The risk of glacial lake outburst floods (GLOFs) in the High Mountain Asia (HMA) region is increasing under the backdrop of climate warming, particularly in the Himalaya (Zheng et al., 2021b). Our study finds that the total area of proglacial lake expansion in the southeastern Tibetan Plateau and eastern Himalayas accounts for 78 % of the total glacial lake expansion in the HMA. As glaciers retreat, proglacial lakes in contact with them expose their basins. This significantly increases their potential for expansion compared to other types of glacial lakes, making them a higher-risk disaster source. Over the past three decades, 188 GLOF events have been recorded in the HMA (Shrestha et al., 2023), of which 55 events (29 %) occurred in glacier-proglacial lake systems. The main triggers of these floods include ice avalanches (Sherpa et al., 2025) and slope instability caused by rapid glacier retreat, leading to landslides into the lakes (Zheng et al., 2021a). Due to the continuous impact of climate warming, the interactions between glaciers and proglacial lakes may become increasingly complex in the coming decades. The number and size of glacial lakes may further increase, and the relationships between glaciers and proglacial lakes may undergo significant changes. As a result, traditional climate-based disaster risk models may not fully capture these complex, nonlinear interactions, especially those involving glacial lake expansion and glacier retreat. To effectively address these challenges, future disaster risk management strategies must be more comprehensive and forward-looking. This should include strengthening monitoring and early warning systems for GLOFs, incorporating the evolution of glacier-lake contact relationships, and considering glacier morphological characteristics to improve prediction capabilities.

6 Data availability

Data described in this manuscript can be accessed at Zenodo under https://doi.org/10.5281/zenodo.17369580 (Luo and Liu, 2025).

7 Code availability

The code for proglacial lake identification is included in the Supplement.

8 Conclusions

Using Landsat imagery, we applied a semi-automated mapping approach in Google Earth Engine (GEE) to inventory proglacial lakes across High Mountain Asia (HMA) in the 1990s and 2020s, and compiled the first region-wide dataset of LTGs and their proglacial lakes. In 2022, HMA contained 1740 LTGs (5082.08 ± 13.15 km²), of which 667 glaciers (3454.59 ± 12.43 km²) maintained lake contact since 1990, and 1073 glaciers (1,627.49 ± 4.30 km²) developed new proglacial lakes. These glaciers were mainly distributed between 2735 and 8016 m a.s.l. Additionally, 468 glaciers (960.13 ± 3.18 km²) lost lake contact during the period.

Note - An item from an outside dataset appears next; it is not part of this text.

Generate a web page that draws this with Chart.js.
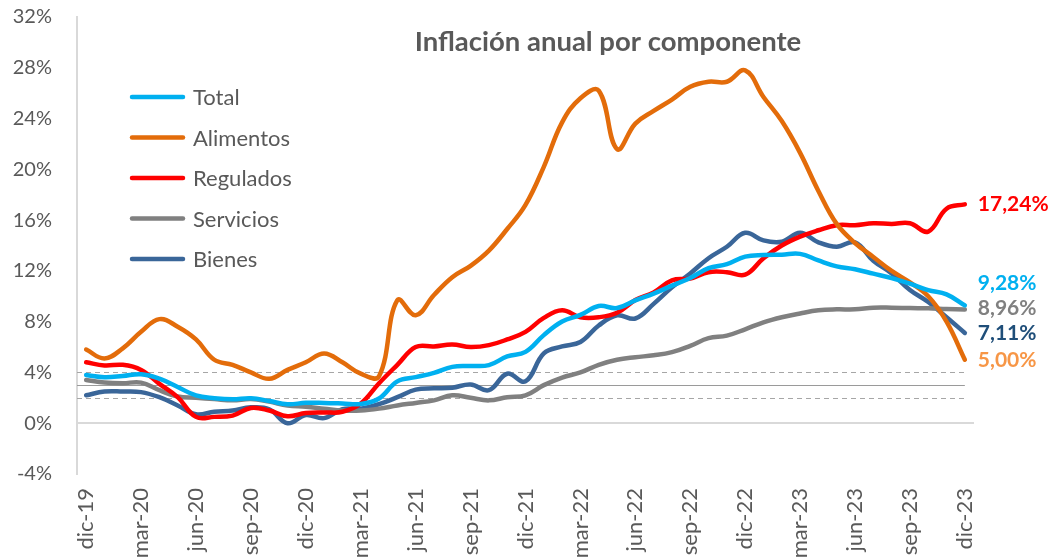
<!DOCTYPE html>
<html><head><meta charset="utf-8">
<script src="https://cdn.jsdelivr.net/npm/chart.js@4/dist/chart.umd.min.js"></script>
<style>html,body{margin:0;padding:0;background:#fff}#w{width:1053px;height:559px;position:relative}</style>
</head><body><div id="w"><canvas id="c"></canvas></div>
<script>
const months = ['dic-19','ene-20','feb-20','mar-20','abr-20','may-20','jun-20','jul-20','ago-20','sep-20','oct-20','nov-20','dic-20',
'ene-21','feb-21','mar-21','abr-21','may-21','jun-21','jul-21','ago-21','sep-21','oct-21','nov-21','dic-21',
'ene-22','feb-22','mar-22','abr-22','may-22','jun-22','jul-22','ago-22','sep-22','oct-22','nov-22','dic-22',
'ene-23','feb-23','mar-23','abr-23','may-23','jun-23','jul-23','ago-23','sep-23','oct-23','nov-23','dic-23'];
const total = [3.80,3.62,3.72,3.86,3.51,2.85,2.19,1.97,1.88,1.97,1.75,1.49,1.61,1.60,1.56,1.51,1.95,3.30,3.63,3.97,4.44,4.51,4.58,5.26,5.62,6.94,8.01,8.53,9.23,9.07,9.67,10.21,10.84,11.44,12.22,12.53,13.12,13.25,13.28,13.34,12.82,12.36,12.13,11.78,11.43,10.99,10.48,10.15,9.28];
const alimentos = [5.8,5.1,5.9,7.2,8.2,7.6,6.6,5.0,4.6,4.0,3.5,4.2,4.8,5.5,4.8,3.9,3.7,9.7,8.5,10.1,11.5,12.4,13.6,15.3,17.2,20.2,23.7,25.6,26.2,21.6,23.6,24.6,25.5,26.5,26.9,26.9,27.8,25.7,23.8,21.3,18.3,15.7,14.2,13.1,12.0,11.1,10.0,8.0,5.0];
const regulados = [4.8,4.55,4.6,4.2,3.1,2.05,0.5,0.5,0.6,1.2,1.0,0.55,0.8,0.85,0.9,1.55,3.15,4.6,6.0,6.05,6.2,6.0,6.15,6.6,7.2,8.3,8.9,8.35,8.35,8.7,9.7,10.3,11.25,11.4,11.9,11.9,11.7,13.0,14.0,14.7,15.2,15.6,15.6,15.75,15.7,15.75,15.1,16.9,17.24];
const servicios = [3.4,3.2,3.15,3.2,2.6,2.1,2.0,1.9,1.8,1.9,1.7,1.4,1.3,1.15,1.0,1.0,1.15,1.4,1.6,1.8,2.2,2.0,1.8,2.05,2.2,3.0,3.6,4.0,4.6,5.0,5.2,5.35,5.6,6.1,6.7,6.9,7.4,7.95,8.35,8.65,8.9,8.97,8.97,9.1,9.1,9.07,9.05,9.0,8.96];
const bienes = [2.2,2.5,2.5,2.45,2.05,1.4,0.7,0.9,1.0,1.25,1.1,0.0,0.65,0.4,1.1,1.15,1.5,2.05,2.65,2.75,2.8,3.05,2.6,3.9,3.3,5.5,6.05,6.4,7.7,8.5,8.25,9.4,10.7,11.8,13.0,13.9,15.0,14.4,14.3,15.0,14.25,13.9,14.25,12.8,11.8,10.5,9.55,8.35,7.11];
const seriesNames = ['Total','Alimentos','Regulados','Servicios','Bienes'];
const lineColors = ['#00B0F0','#E36C0A','#FF0000','#808080','#3A6699'];
const labelColors = ['#00B0F0','#F79646','#FF0000','#808080','#1F4E79'];
const metaValue = 3;
const rangeValues = [2, 4];
const yTicks = [-4,0,4,8,12,16,20,24,28,32];
const titleText = 'Inflación anual por componente';
const FONT = 'Lato, "Open Sans", sans-serif';

const seriesData = [total, alimentos, regulados, servicios, bienes];

const extras = {
  id: 'extras',
  beforeDatasetsDraw(chart) {
    const {ctx, chartArea, scales:{x, y}} = chart;
    const xEnd = x.getPixelForValue(months.length - 1);
    ctx.save();
    ctx.strokeStyle = '#A6A6A6';
    ctx.lineWidth = 1.2;
    ctx.setLineDash([5,4]);
    rangeValues.forEach(v => {
      const py = Math.round(y.getPixelForValue(v)) + 0.5;
      ctx.beginPath(); ctx.moveTo(chartArea.left, py); ctx.lineTo(xEnd, py); ctx.stroke();
    });
    ctx.setLineDash([]);
    ctx.strokeStyle = '#9A9A9A';
    const pm = Math.round(y.getPixelForValue(metaValue)) + 0.5;
    ctx.beginPath(); ctx.moveTo(chartArea.left, pm); ctx.lineTo(xEnd, pm); ctx.stroke();
    ctx.restore();
  },
  afterDraw(chart) {
    const {ctx, scales:{x, y}} = chart;
    ctx.save();
    ctx.fillStyle = '#595959';
    ctx.font = 'bold 27.5px ' + FONT;
    ctx.textAlign = 'center'; ctx.textBaseline = 'middle';
    ctx.fillText(titleText, 608, 42);
    ctx.font = '22px ' + FONT;
    ctx.textAlign = 'left';
    seriesNames.forEach((n, i) => {
      const ly = 97 + i * 40.5;
      ctx.strokeStyle = lineColors[i]; ctx.lineWidth = 4.5; ctx.lineCap = 'round';
      ctx.beginPath(); ctx.moveTo(132, ly); ctx.lineTo(183, ly); ctx.stroke();
      ctx.fillStyle = '#595959';
      ctx.fillText(n, 193, ly + 1);
    });
    const last = months.length - 1;
    const items = seriesData.map((d, i) => ({i, v: d[last], py: y.getPixelForValue(d[last])}));
    items.sort((a, b) => b.py - a.py);
    let prev = Infinity;
    items.forEach(it => { it.ly = Math.min(it.py, prev - 25); prev = it.ly; });
    const lx = x.getPixelForValue(last) + 13;
    ctx.font = 'bold 21px ' + FONT;
    items.forEach(it => {
      ctx.fillStyle = labelColors[it.i];
      ctx.fillText(it.v.toFixed(2).replace('.', ',') + '%', lx, it.ly);
    });
    ctx.restore();
  }
};

new Chart(document.getElementById('c'), {
  type: 'line',
  data: {
    labels: months,
    datasets: seriesNames.map((n, i) => ({
      label: n, data: seriesData[i], borderColor: lineColors[i], backgroundColor: lineColors[i],
      borderWidth: 4.5, pointRadius: 0, tension: 0.4, fill: false, borderCapStyle: 'round'
    }))
  },
  options: {
    responsive: true, maintainAspectRatio: false, animation: false,
    layout: { padding: { top: 17, right: 79, left: 0, bottom: 0 } },
    plugins: { legend: { display: false }, tooltip: { enabled: false }, title: { display: false } },
    scales: {
      x: {
        offset: true,
        grid: { display: false, drawTicks: false },
        border: { display: false },
        ticks: {
          autoSkip: false, minRotation: 90, maxRotation: 90, padding: 14,
          color: '#595959', font: { family: FONT, size: 22 },
          callback: (v, i) => (i % 3 === 0 ? months[i] : '')
        },
        afterFit: s => { s.height = 85; s.paddingTop = 0; s.paddingBottom = 0; s.paddingLeft = 0; s.paddingRight = 0; }
      },
      y: {
        min: -4, max: 32,
        afterBuildTicks: s => { s.ticks = yTicks.map(v => ({value: v})); },
        grid: { drawTicks: false, color: c => (c.tick && c.tick.value === 0 ? '#D9D9D9' : 'rgba(0,0,0,0)'), lineWidth: 2 },
        border: { display: true, color: '#D9D9D9', width: 2 },
        ticks: { padding: 25, color: '#595959', font: { family: FONT, size: 20 }, callback: v => v + '%' },
        afterFit: s => { s.width = 77; s.paddingTop = 0; s.paddingBottom = 0; }
      }
    }
  },
  plugins: [extras]
});
</script></body></html>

A total of 1768 proglacial lakes (262.10 ± 0.89 km²) were connected to glaciers in 2022, including 645 lakes (207.18 ± 0.82 km²) with continuous glacier contact and 1123 newly formed lakes (54.85 ± 0.35 km²). Lakes were mainly distributed between 2684 and 6012 m a.s.l. Meanwhile, 485 lakes (45.31 ± 0.34 km²) lost glacier contact, with 25 disappearing entirely. From 1990 to 2022, LTGs retreated by 324.43 ± 19.23 km² (−5.1 %), while proglacial lake area increased by 138.19 ± 1.18 km² (+81.7 %). The development and evolution of lake-terminating glacier–proglacial lake systems are predominantly concentrated along the southern margin of HMA, including the Hindu Kush, Himalayas, Nyainqentanglha, and Gangdise Mountains.

This dataset offers a robust basis for examining spatially heterogeneous glacier responses to climate change, coupled glacier–lake evolution, glacier hydrological modeling, glacial lake outburst flood (GLOF) assessment, and water resource management. Nevertheless, further improvements in data quality remain necessary, particularly in quantifying glacier–lake contact line length, the degree of glacier–lake contact (e.g., lake depth and subaqueous glacier front depth), and water temperature measurements.